* Directions for this task *
Return each line containing the string "chart".

-*-*-

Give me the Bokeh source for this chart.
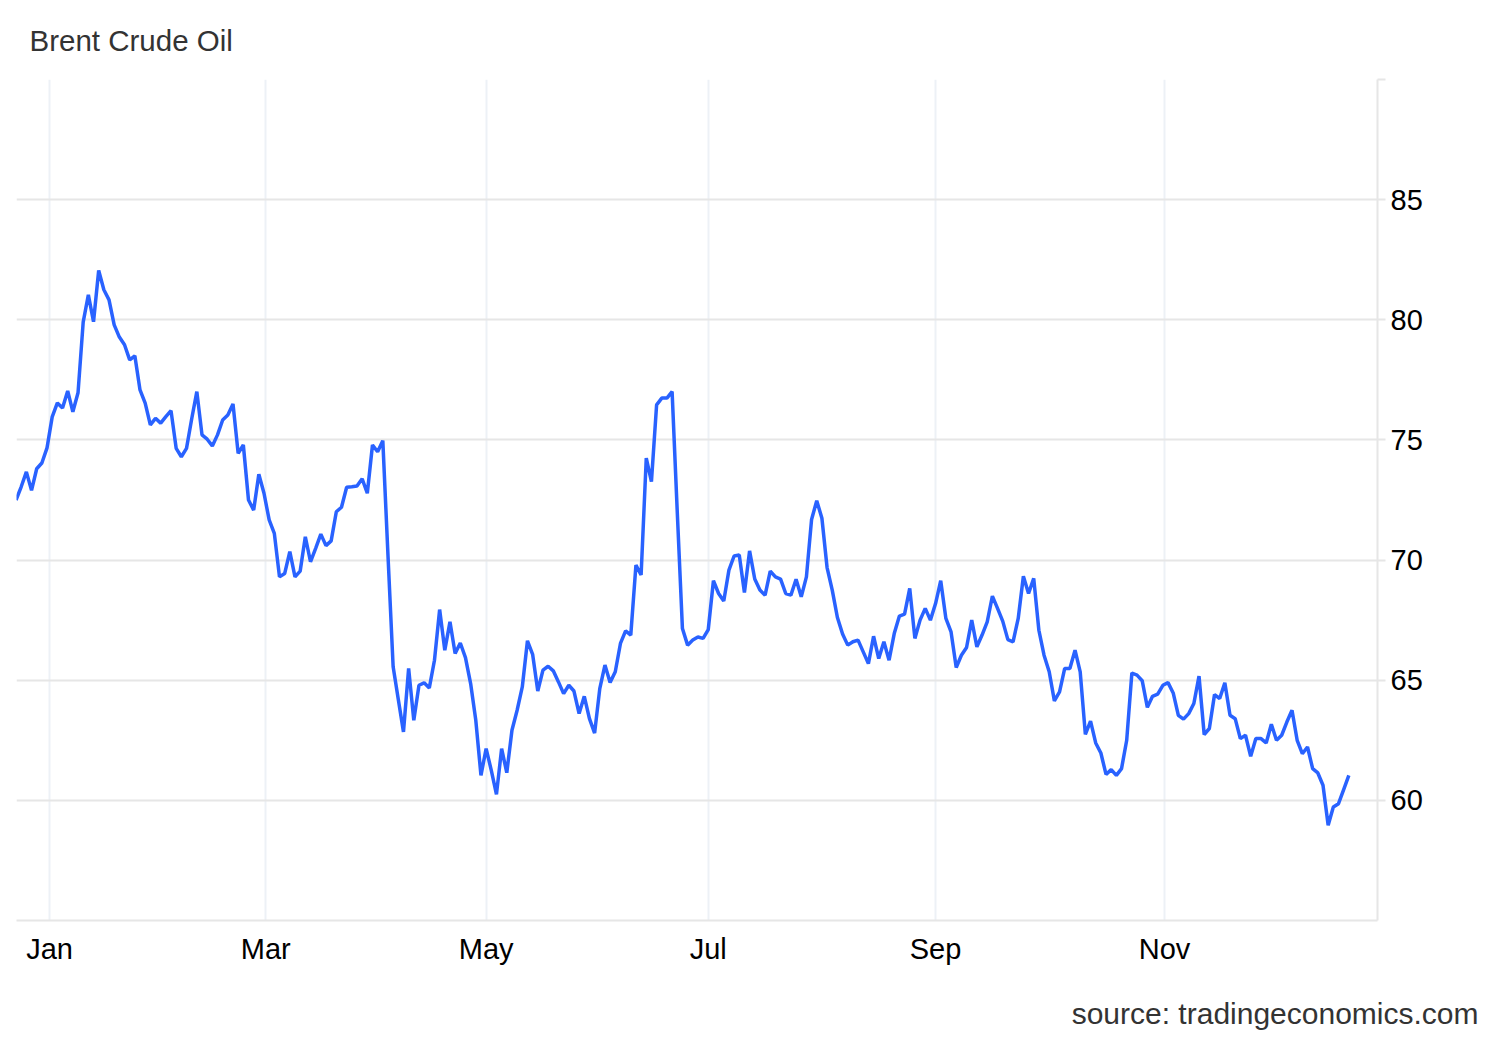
import numpy as np
import pandas as pd
from bokeh.plotting import figure
from bokeh.layouts import column
from bokeh.models import Range1d, FixedTicker, Label, ColumnDataSource
from bokeh.embed import file_html
from bokeh.resources import INLINE

title_text = "Brent Crude Oil"
source_text = "source: tradingeconomics.com"

# trading calendar (weekdays minus exchange holidays)
start_date = "2024-12-20"
end_date = "2025-12-22"
holidays = ["2024-12-25", "2025-01-01", "2025-04-18"]

# daily closes, by month (USD/bbl)
dec24 = [72.50, 73.05, 73.67, 72.90, 73.80, 74.04, 74.67]
jan = [75.96, 76.54, 76.33, 77.04, 76.17, 76.96, 79.90, 81.04, 79.92, 82.05, 81.25,
       80.83, 79.79, 79.28, 78.96, 78.33, 78.50, 77.08, 76.53, 75.63, 75.90, 75.70]
feb = [75.97, 76.22, 74.65, 74.30, 74.65, 75.87, 77.01, 75.21, 75.03, 74.75, 75.21,
       75.83, 76.04, 76.50, 74.44, 74.79, 72.50, 72.08, 73.57, 72.78]
mar = [71.67, 71.11, 69.30, 69.44, 70.35, 69.30, 69.54, 70.97, 69.93, 70.49, 71.08,
       70.60, 70.80, 72.01, 72.20, 73.03, 73.05, 73.08, 73.38, 72.78, 74.79]
apr = [74.51, 74.97, 70.20, 65.56, 64.20, 62.85, 65.49, 63.33, 64.79, 64.89, 64.68,
       65.83, 67.94, 66.25, 67.43, 66.11, 66.55, 65.94, 64.86, 63.33, 61.04]
may = [62.15, 61.25, 60.25, 62.15, 61.15, 62.92, 63.75, 64.72, 66.64, 66.08, 64.55,
       65.42, 65.58, 65.39, 64.93, 64.44, 64.79, 64.55, 63.61, 64.33, 63.40, 62.80]
jun = [64.65, 65.63, 64.90, 65.35, 66.53, 67.05, 66.88, 69.79, 69.38, 74.24, 73.26,
       76.46, 76.74, 76.74, 77.01, 72.00, 67.15, 66.46, 66.67, 66.80, 66.74]
jul = [67.11, 69.14, 68.61, 68.30, 69.58, 70.17, 70.21, 68.65, 70.38, 69.21, 68.75,
       68.54, 69.54, 69.30, 69.21, 68.61, 68.54, 69.20, 68.47, 69.30, 71.69, 72.47, 71.74]
aug = [69.69, 68.75, 67.61, 66.92, 66.46, 66.60, 66.67, 66.18, 65.69, 66.83, 65.90,
       66.60, 65.83, 66.94, 67.67, 67.75, 68.82, 66.74, 67.50, 67.99, 67.50]
sep = [68.19, 69.14, 67.57, 67.01, 65.53, 66.04, 66.36, 67.50, 66.39, 66.88, 67.43,
       68.50, 67.99, 67.46, 66.69, 66.60, 67.57, 69.33, 68.61, 69.24, 67.08, 66.04]
oct_ = [65.35, 64.14, 64.51, 65.49, 65.49, 66.25, 65.35, 62.75, 63.30, 62.39, 61.97,
        61.08, 61.28, 61.04, 61.32, 62.50, 65.30, 65.21, 64.98, 63.87, 64.33, 64.42, 64.79]
nov = [64.90, 64.47, 63.54, 63.38, 63.61, 64.03, 65.17, 62.74, 62.99, 64.40, 64.24,
       64.89, 63.54, 63.40, 62.57, 62.71, 61.83, 62.57, 62.57, 62.39]
dec = [63.17, 62.50, 62.71, 63.26, 63.75, 62.50, 61.94, 62.22, 61.32, 61.14, 60.63,
       58.96, 59.72, 59.86, 60.45, 61.04]

month_starts = ["2025-01-01", "2025-03-01", "2025-05-01", "2025-07-01", "2025-09-01", "2025-11-01"]
month_labels = ["Jan", "Mar", "May", "Jul", "Sep", "Nov"]
y_ticks = [60, 65, 70, 75, 80, 85, 90]

values = dec24 + jan + feb + mar + apr + may + jun + jul + aug + sep + oct_ + nov + dec
dates = pd.bdate_range(start_date, end_date, freq="C", holidays=holidays)
n = min(len(dates), len(values))
dates = dates[:n]
values = values[:n]
idx = np.arange(n, dtype=float)

# ordinal axis: month ticks interpolated between trading days
ts = dates.asi8.astype(float)
tick_pos = [round(float(np.interp(pd.Timestamp(m).value, ts, idx)), 4) for m in month_starts]

src = ColumnDataSource(dict(x=idx, y=values))

FONT = "Liberation Sans"
W = 1492


def text_strip(h):
    f = figure(width=W, height=h, output_backend="svg", toolbar_location=None,
               x_range=Range1d(0, W), y_range=Range1d(0, h), min_border=0,
               x_axis_location=None, y_axis_location=None, frame_align=False,
               outline_line_color=None, background_fill_color="white",
               border_fill_color="white")
    f.grid.visible = False
    return f


# header strip with the title
top = text_strip(60)
top.add_layout(Label(x=29, y=20, text=title_text, text_font=FONT, text_font_size="29.5px",
                     text_color="#333333", text_align="left", text_baseline="middle"))

# main chart
p = figure(width=W, height=915, output_backend="svg", toolbar_location=None,
           x_range=Range1d(0.09, 263.55), y_range=Range1d(55, 90),
           y_axis_location="right", frame_align=False,
           min_border_left=16, min_border_right=115, min_border_top=19, min_border_bottom=55,
           outline_line_color=None, background_fill_color="white", border_fill_color="white")

p.line("x", "y", source=src, line_color="#2962ff", line_width=3.5)

xax = p.xaxis[0]
xax.ticker = FixedTicker(ticks=tick_pos)
xax.major_label_overrides = {t: l for t, l in zip(tick_pos, month_labels)}
xax.axis_line_color = "#e6e6e6"
xax.axis_line_width = 2
xax.major_tick_line_color = None
xax.minor_tick_line_color = None
xax.major_tick_out = 0
xax.major_tick_in = 0
xax.major_label_standoff = 12
xax.major_label_text_font = FONT
xax.major_label_text_font_size = "29px"
xax.major_label_text_color = "#000000"

yax = p.yaxis[0]
yax.ticker = FixedTicker(ticks=y_ticks)
yax.major_label_overrides = {90: ""}
yax.axis_line_color = "#e6e6e6"
yax.axis_line_width = 2
yax.major_tick_line_color = "#e6e6e6"
yax.major_tick_line_width = 2
yax.major_tick_out = 8
yax.major_tick_in = 0
yax.minor_tick_line_color = None
yax.major_label_standoff = 5
yax.major_label_text_font = FONT
yax.major_label_text_font_size = "29px"
yax.major_label_text_color = "#000000"

p.ygrid.grid_line_color = "#e6e6e6"
p.ygrid.grid_line_width = 2
p.xgrid.ticker = FixedTicker(ticks=tick_pos)
p.xgrid.grid_line_color = "#edf1f6"
p.xgrid.grid_line_width = 2

# footer strip with the source
bottom = text_strip(61)
bottom.add_layout(Label(x=1478, y=23, text=source_text, text_font=FONT, text_font_size="30px",
                        text_color="#333333", text_align="right", text_baseline="middle"))

layout = column(top, p, bottom, spacing=0)
open("out.html", "w").write(file_html(layout, INLINE))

-*-*-

* Solution to the exercise *
Give me the Bokeh source for this chart.
# main chart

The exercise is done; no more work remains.